─── DATA ───
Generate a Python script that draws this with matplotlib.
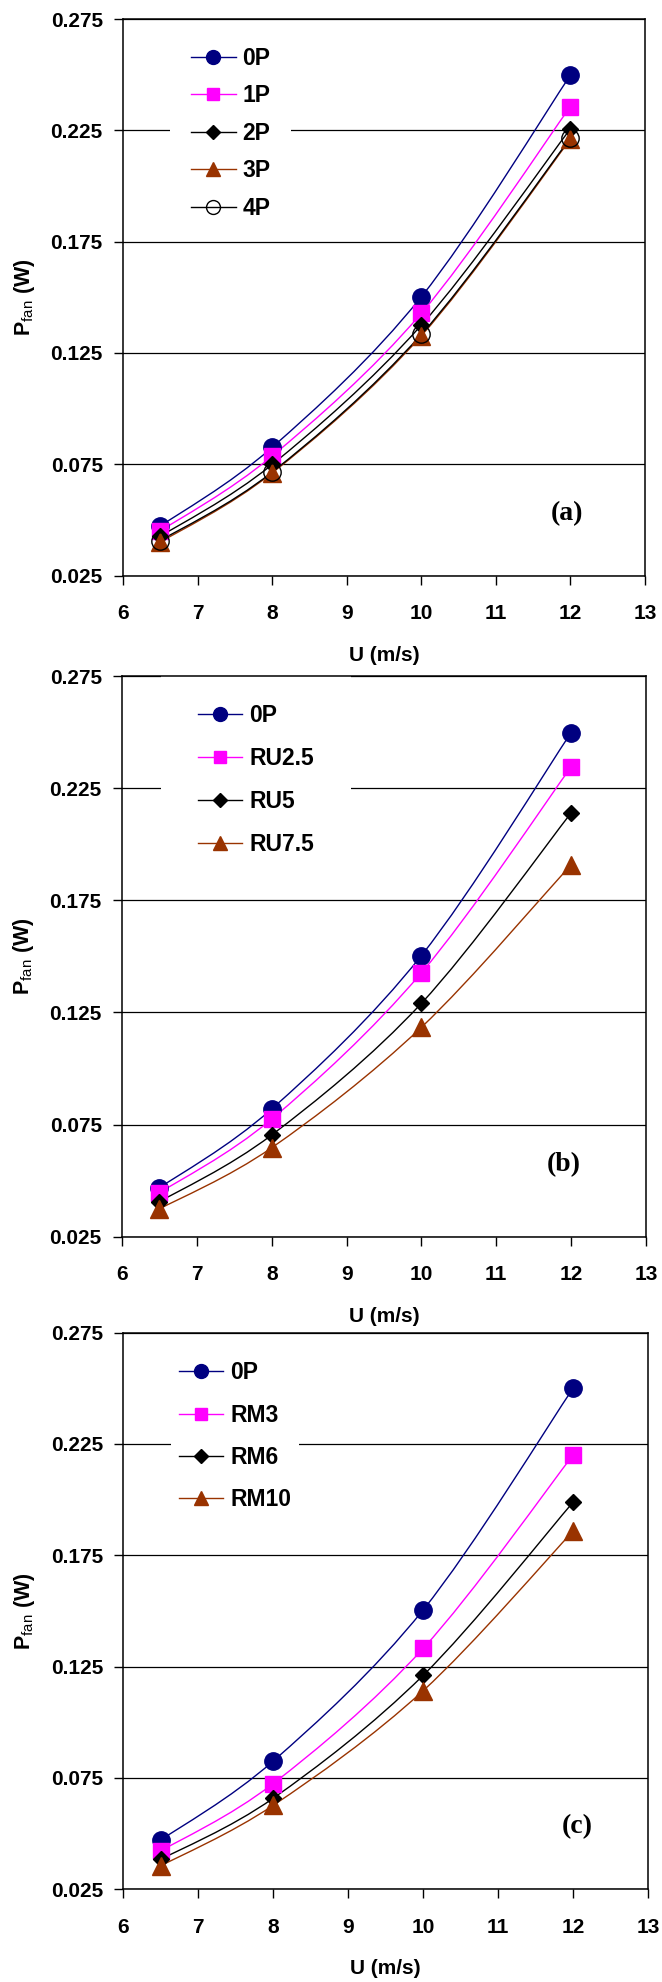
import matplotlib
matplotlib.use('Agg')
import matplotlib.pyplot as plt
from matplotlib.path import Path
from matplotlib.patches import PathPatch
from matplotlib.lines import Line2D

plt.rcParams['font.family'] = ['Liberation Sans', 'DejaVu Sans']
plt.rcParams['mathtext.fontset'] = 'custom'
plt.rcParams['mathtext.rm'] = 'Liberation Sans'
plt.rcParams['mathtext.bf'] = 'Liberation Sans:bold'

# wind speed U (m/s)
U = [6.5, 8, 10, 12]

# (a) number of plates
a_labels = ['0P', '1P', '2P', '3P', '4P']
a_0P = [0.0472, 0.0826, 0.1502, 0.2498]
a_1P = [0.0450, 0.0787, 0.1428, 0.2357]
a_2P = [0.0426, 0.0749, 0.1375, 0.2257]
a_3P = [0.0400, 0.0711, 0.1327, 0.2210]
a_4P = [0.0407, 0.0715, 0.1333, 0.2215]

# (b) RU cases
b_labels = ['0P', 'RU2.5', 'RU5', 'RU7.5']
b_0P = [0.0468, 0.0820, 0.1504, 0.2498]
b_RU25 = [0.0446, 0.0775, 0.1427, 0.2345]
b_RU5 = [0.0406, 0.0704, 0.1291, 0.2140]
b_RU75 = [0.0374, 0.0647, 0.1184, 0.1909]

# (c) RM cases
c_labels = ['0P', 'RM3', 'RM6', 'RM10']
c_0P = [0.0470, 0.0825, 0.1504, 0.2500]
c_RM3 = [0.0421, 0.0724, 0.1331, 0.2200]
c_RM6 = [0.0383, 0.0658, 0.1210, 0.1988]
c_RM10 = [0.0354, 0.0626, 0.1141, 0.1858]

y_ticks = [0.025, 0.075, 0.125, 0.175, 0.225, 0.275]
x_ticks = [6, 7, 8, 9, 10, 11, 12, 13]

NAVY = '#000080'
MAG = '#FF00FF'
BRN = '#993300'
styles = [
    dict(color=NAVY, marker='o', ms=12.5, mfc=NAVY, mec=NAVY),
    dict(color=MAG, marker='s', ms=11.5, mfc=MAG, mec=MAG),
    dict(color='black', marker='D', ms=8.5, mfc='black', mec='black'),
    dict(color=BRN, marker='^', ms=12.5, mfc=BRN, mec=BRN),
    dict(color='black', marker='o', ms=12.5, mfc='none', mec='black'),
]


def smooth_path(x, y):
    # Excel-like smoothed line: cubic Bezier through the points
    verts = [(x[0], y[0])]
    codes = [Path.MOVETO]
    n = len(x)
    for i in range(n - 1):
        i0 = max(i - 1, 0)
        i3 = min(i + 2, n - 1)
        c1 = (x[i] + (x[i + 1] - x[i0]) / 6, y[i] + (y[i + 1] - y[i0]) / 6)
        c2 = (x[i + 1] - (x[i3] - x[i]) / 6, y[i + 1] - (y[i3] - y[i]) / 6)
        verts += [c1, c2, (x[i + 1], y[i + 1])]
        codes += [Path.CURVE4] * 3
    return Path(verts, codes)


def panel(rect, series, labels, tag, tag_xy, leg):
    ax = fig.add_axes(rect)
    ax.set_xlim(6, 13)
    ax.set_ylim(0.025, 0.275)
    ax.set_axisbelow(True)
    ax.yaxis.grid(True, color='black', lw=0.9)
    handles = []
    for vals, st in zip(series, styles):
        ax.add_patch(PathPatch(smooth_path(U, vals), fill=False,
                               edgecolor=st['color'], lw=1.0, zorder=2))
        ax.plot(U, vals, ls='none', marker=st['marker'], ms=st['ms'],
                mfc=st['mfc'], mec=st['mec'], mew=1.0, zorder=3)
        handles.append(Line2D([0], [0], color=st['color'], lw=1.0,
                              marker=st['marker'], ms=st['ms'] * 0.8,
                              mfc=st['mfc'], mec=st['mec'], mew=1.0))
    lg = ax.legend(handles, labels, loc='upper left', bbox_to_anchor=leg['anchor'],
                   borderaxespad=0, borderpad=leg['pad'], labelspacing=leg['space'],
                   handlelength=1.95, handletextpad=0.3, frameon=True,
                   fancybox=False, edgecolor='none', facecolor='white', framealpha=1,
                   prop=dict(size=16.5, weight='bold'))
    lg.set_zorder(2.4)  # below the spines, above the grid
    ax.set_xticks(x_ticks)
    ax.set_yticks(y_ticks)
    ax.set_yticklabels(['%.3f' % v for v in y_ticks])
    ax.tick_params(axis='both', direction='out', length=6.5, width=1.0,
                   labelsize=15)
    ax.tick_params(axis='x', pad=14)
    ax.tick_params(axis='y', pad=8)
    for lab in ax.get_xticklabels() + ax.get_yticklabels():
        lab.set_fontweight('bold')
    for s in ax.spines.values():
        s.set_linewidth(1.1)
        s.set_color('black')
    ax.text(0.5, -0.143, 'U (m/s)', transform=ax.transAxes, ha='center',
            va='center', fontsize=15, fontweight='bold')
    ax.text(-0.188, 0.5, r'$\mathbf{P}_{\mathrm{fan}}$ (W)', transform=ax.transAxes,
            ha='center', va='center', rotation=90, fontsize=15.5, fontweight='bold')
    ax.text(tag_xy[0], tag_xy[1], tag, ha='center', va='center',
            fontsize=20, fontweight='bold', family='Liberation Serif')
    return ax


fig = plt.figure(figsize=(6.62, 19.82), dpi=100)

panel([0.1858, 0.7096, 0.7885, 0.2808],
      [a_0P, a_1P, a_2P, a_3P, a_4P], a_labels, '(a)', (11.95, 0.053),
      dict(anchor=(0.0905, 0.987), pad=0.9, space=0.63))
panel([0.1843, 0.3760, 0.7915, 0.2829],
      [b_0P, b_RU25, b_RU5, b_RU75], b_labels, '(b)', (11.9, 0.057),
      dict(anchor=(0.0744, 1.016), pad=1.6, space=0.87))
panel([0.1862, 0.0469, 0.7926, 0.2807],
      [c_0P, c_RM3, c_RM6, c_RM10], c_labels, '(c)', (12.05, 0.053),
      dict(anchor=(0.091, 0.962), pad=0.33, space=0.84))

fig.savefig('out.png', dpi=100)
───
## WHAT YOU ARE ASKED TO DO
Pictures in the data above should not be copied; transcribe everything else exactly.

## OUTPUT FOR THIS TASK
Generate a Python script that draws this with matplotlib.
import matplotlib
matplotlib.use('Agg')
import matplotlib.pyplot as plt
from matplotlib.path import Path
from matplotlib.patches import PathPatch
from matplotlib.lines import Line2D

plt.rcParams['font.family'] = ['Liberation Sans', 'DejaVu Sans']
plt.rcParams['mathtext.fontset'] = 'custom'
plt.rcParams['mathtext.rm'] = 'Liberation Sans'
plt.rcParams['mathtext.bf'] = 'Liberation Sans:bold'

# wind speed U (m/s)
U = [6.5, 8, 10, 12]

# (a) number of plates
a_labels = ['0P', '1P', '2P', '3P', '4P']
a_0P = [0.0472, 0.0826, 0.1502, 0.2498]
a_1P = [0.0450, 0.0787, 0.1428, 0.2357]
a_2P = [0.0426, 0.0749, 0.1375, 0.2257]
a_3P = [0.0400, 0.0711, 0.1327, 0.2210]
a_4P = [0.0407, 0.0715, 0.1333, 0.2215]

# (b) RU cases
b_labels = ['0P', 'RU2.5', 'RU5', 'RU7.5']
b_0P = [0.0468, 0.0820, 0.1504, 0.2498]
b_RU25 = [0.0446, 0.0775, 0.1427, 0.2345]
b_RU5 = [0.0406, 0.0704, 0.1291, 0.2140]
b_RU75 = [0.0374, 0.0647, 0.1184, 0.1909]

# (c) RM cases
c_labels = ['0P', 'RM3', 'RM6', 'RM10']
c_0P = [0.0470, 0.0825, 0.1504, 0.2500]
c_RM3 = [0.0421, 0.0724, 0.1331, 0.2200]
c_RM6 = [0.0383, 0.0658, 0.1210, 0.1988]
c_RM10 = [0.0354, 0.0626, 0.1141, 0.1858]

y_ticks = [0.025, 0.075, 0.125, 0.175, 0.225, 0.275]
x_ticks = [6, 7, 8, 9, 10, 11, 12, 13]

NAVY = '#000080'
MAG = '#FF00FF'
BRN = '#993300'
styles = [
    dict(color=NAVY, marker='o', ms=12.5, mfc=NAVY, mec=NAVY),
    dict(color=MAG, marker='s', ms=11.5, mfc=MAG, mec=MAG),
    dict(color='black', marker='D', ms=8.5, mfc='black', mec='black'),
    dict(color=BRN, marker='^', ms=12.5, mfc=BRN, mec=BRN),
    dict(color='black', marker='o', ms=12.5, mfc='none', mec='black'),
]


def smooth_path(x, y):
    # Excel-like smoothed line: cubic Bezier through the points
    verts = [(x[0], y[0])]
    codes = [Path.MOVETO]
    n = len(x)
    for i in range(n - 1):
        i0 = max(i - 1, 0)
        i3 = min(i + 2, n - 1)
        c1 = (x[i] + (x[i + 1] - x[i0]) / 6, y[i] + (y[i + 1] - y[i0]) / 6)
        c2 = (x[i + 1] - (x[i3] - x[i]) / 6, y[i + 1] - (y[i3] - y[i]) / 6)
        verts += [c1, c2, (x[i + 1], y[i + 1])]
        codes += [Path.CURVE4] * 3
    return Path(verts, codes)


def panel(rect, series, labels, tag, tag_xy, leg):
    ax = fig.add_axes(rect)
    ax.set_xlim(6, 13)
    ax.set_ylim(0.025, 0.275)
    ax.set_axisbelow(True)
    ax.yaxis.grid(True, color='black', lw=0.9)
    handles = []
    for vals, st in zip(series, styles):
        ax.add_patch(PathPatch(smooth_path(U, vals), fill=False,
                               edgecolor=st['color'], lw=1.0, zorder=2))
        ax.plot(U, vals, ls='none', marker=st['marker'], ms=st['ms'],
                mfc=st['mfc'], mec=st['mec'], mew=1.0, zorder=3)
        handles.append(Line2D([0], [0], color=st['color'], lw=1.0,
                              marker=st['marker'], ms=st['ms'] * 0.8,
                              mfc=st['mfc'], mec=st['mec'], mew=1.0))
    lg = ax.legend(handles, labels, loc='upper left', bbox_to_anchor=leg['anchor'],
                   borderaxespad=0, borderpad=leg['pad'], labelspacing=leg['space'],
                   handlelength=1.95, handletextpad=0.3, frameon=True,
                   fancybox=False, edgecolor='none', facecolor='white', framealpha=1,
                   prop=dict(size=16.5, weight='bold'))
    lg.set_zorder(2.4)  # below the spines, above the grid
    ax.set_xticks(x_ticks)
    ax.set_yticks(y_ticks)
    ax.set_yticklabels(['%.3f' % v for v in y_ticks])
    ax.tick_params(axis='both', direction='out', length=6.5, width=1.0,
                   labelsize=15)
    ax.tick_params(axis='x', pad=14)
    ax.tick_params(axis='y', pad=8)
    for lab in ax.get_xticklabels() + ax.get_yticklabels():
        lab.set_fontweight('bold')
    for s in ax.spines.values():
        s.set_linewidth(1.1)
        s.set_color('black')
    ax.text(0.5, -0.143, 'U (m/s)', transform=ax.transAxes, ha='center',
            va='center', fontsize=15, fontweight='bold')
    ax.text(-0.188, 0.5, r'$\mathbf{P}_{\mathrm{fan}}$ (W)', transform=ax.transAxes,
            ha='center', va='center', rotation=90, fontsize=15.5, fontweight='bold')
    ax.text(tag_xy[0], tag_xy[1], tag, ha='center', va='center',
            fontsize=20, fontweight='bold', family='Liberation Serif')
    return ax


fig = plt.figure(figsize=(6.62, 19.82), dpi=100)

panel([0.1858, 0.7096, 0.7885, 0.2808],
      [a_0P, a_1P, a_2P, a_3P, a_4P], a_labels, '(a)', (11.95, 0.053),
      dict(anchor=(0.0905, 0.987), pad=0.9, space=0.63))
panel([0.1843, 0.3760, 0.7915, 0.2829],
      [b_0P, b_RU25, b_RU5, b_RU75], b_labels, '(b)', (11.9, 0.057),
      dict(anchor=(0.0744, 1.016), pad=1.6, space=0.87))
panel([0.1862, 0.0469, 0.7926, 0.2807],
      [c_0P, c_RM3, c_RM6, c_RM10], c_labels, '(c)', (12.05, 0.053),
      dict(anchor=(0.091, 0.962), pad=0.33, space=0.84))

fig.savefig('out.png', dpi=100)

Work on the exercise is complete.